Samsung is the market leader in memory chips, but it has been scrambling to catch up with TSMC in its advanced foundry division, which makes high-tech microchips for other companies.
Samsung, which is also a world leader in handset production, said demand and profits from its smartphone division were down from the first quarter.
"Overall market demand declined from the previous quarter amid geopolitical issues and concerns over inflation on top of continued weak seasonality," it said.
"Profitability decreased from the previous quarter at some degree due to rising costs of components and logistics as well as negative effects of foreign exchange movement," it added.
But overall, the weakness of the Korean won against the US dollar benefited the company, it said in the statement, "resulting in an approximately 1.3 trillion won ($994 million) company-wide gain in operating profit compared to the previous quarter."

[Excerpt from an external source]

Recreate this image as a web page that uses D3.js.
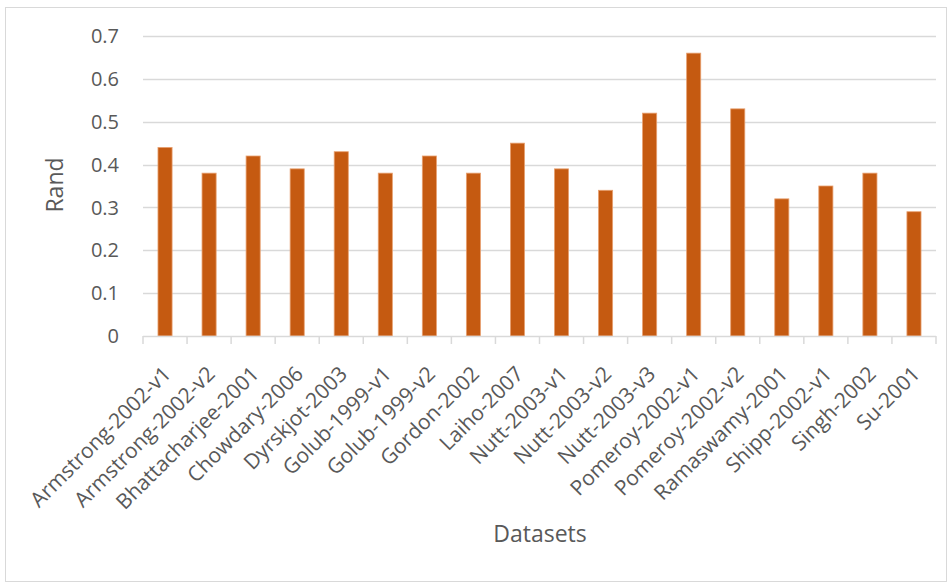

Samsung's mobile business is "expected to improve in the second half of the year from the second quarter, which was heavily affected by external elements such as the war in Ukraine," Park Sung-soon, an analyst at Cape Investment & Securities, told AFP.
But decreased market demand for memory chips due to concerns over a possible global recession will hamper the company's profit outlook, he said.
"What determines Samsung's overall profit is its semiconductor business. With what's expected to be faltering demand for memory chips down the road, sales could weaken in the second half of the year."
Global demand for chips is "entering a period of weakness, which will persist through 2023," Richard Gordon, an analyst at research company Gartner, said in a report, according to Bloomberg.
"We are already seeing weakness in semiconductor end markets, especially those exposed to consumer spending."
The supply of memory chips has become an issue of global geopolitical significance recently, with leading governments scrambling to secure advanced chip supplies.
That was demonstrated in May when US President Joe Biden kicked off a South Korea tour by visiting Samsung's sprawling Pyeongtaek chip plant.
Russia's invasion of Ukraine has "further spotlighted the need to secure our critical supply chains", Biden said at the plant, underscoring the importance of bolstering technology partnerships among "close partners who do share our values".